Following successful Test Transmissions, the full stereo programme service will be broadcast from the BBC's Holme Moss and Belmont transmitting stations starting tomorrow. Relay Stations at Scarborough, Sheffield, Wensleydale and Windermere will also radiate the stereo programmes. These six stations serve most of Lancashire, Yorkshire, Lincolnshire and parts of adjacent counties and they will bring stereo on Radio One when that's transmitted on VHF, Radio Two and Radio Four to more than eleven and a half million listeners in the North. Radio Three has been transmitted in stereo from Holme Moss for several years but from now on it will use the new pulse-code modulation distribution system along with the other programmes giving a consequent improvement in technical quality. This improvement should also be noticeable to listeners with monophonic equipment. At some receiving locations near the limit of the service areas of the transmitting stations concerned the change from monophonic to stereophonic reception may introduce additional background noise and this can often be reduced by using a more efficient aerial system and listeners in these circumstances should seek the advice of their local radio dealer. Monophonic reception of stereophonic transmissions is not affected in this way.

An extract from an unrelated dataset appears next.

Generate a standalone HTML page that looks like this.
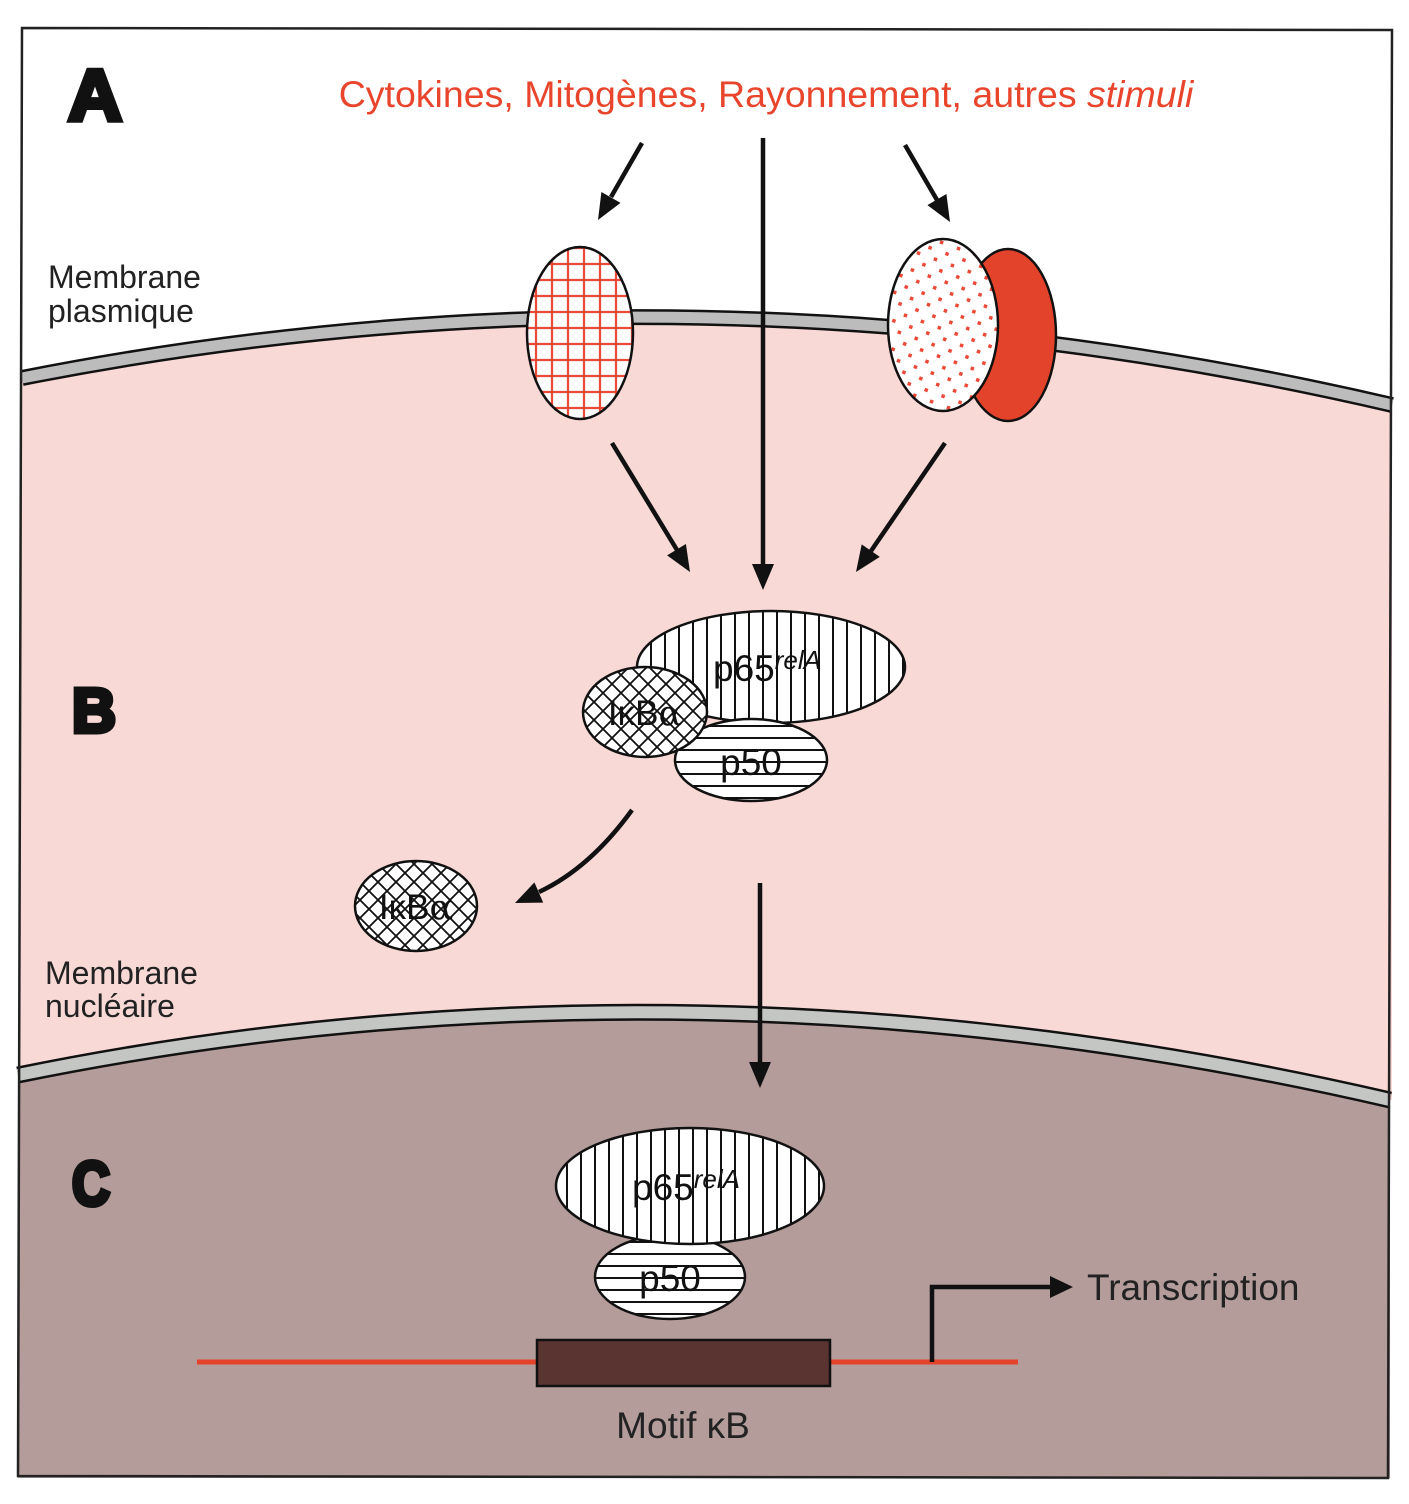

Well, today is the last day of the trade test colour films which have been transmitted regularly by BBC Television since 1954. But now that there are colour programmes shown on one channel or the other for most of the day the time available for transmission of the test card has been considerably reduced and the need for high quality moving pictures during Trade Tests has diminished. So after consultation with representatives of the Television Trade it's been decided that from next week available time on BBC-2 will mainly be filled by the test card together with Service Information announcements and the Service Information in the afternoons will be at 4:30 instead of 2:30 but will remain at ten o'clock and 11:30 in the mornings. Full details of the new schedule will shortly be published as an information sheet.

Well, today there's more Service Information at half-past eleven and at half-past two this afternoon. And those Colour Films, well the Colour Films being shown in today's Trade Test Transmissions are at eleven-thirty-five Journey Into The Weald Of Kent, at ten-past-twelve Cantagallo, at two-o'clock North Sea Quest, at 2:35 Giuseppina and the last Trade Test Colour Film at 3:30, Coupe Des Alpes.

At four-thirty instead of the usual Trade Test Colour Film, BBC-2 opens-up with coverage of the second day's play in the third test at Lord's.

Well now the colour test card and music are with us until our first scheduled programme of the day Play School at eleven o'clock.

Note that in fact Coupe des Alpes – which had been revived as a finale having not been shown since 1968 – was not shown because cricket coverage began earlier than scheduled, and Guiseppina became the last trade test colour film ever shown.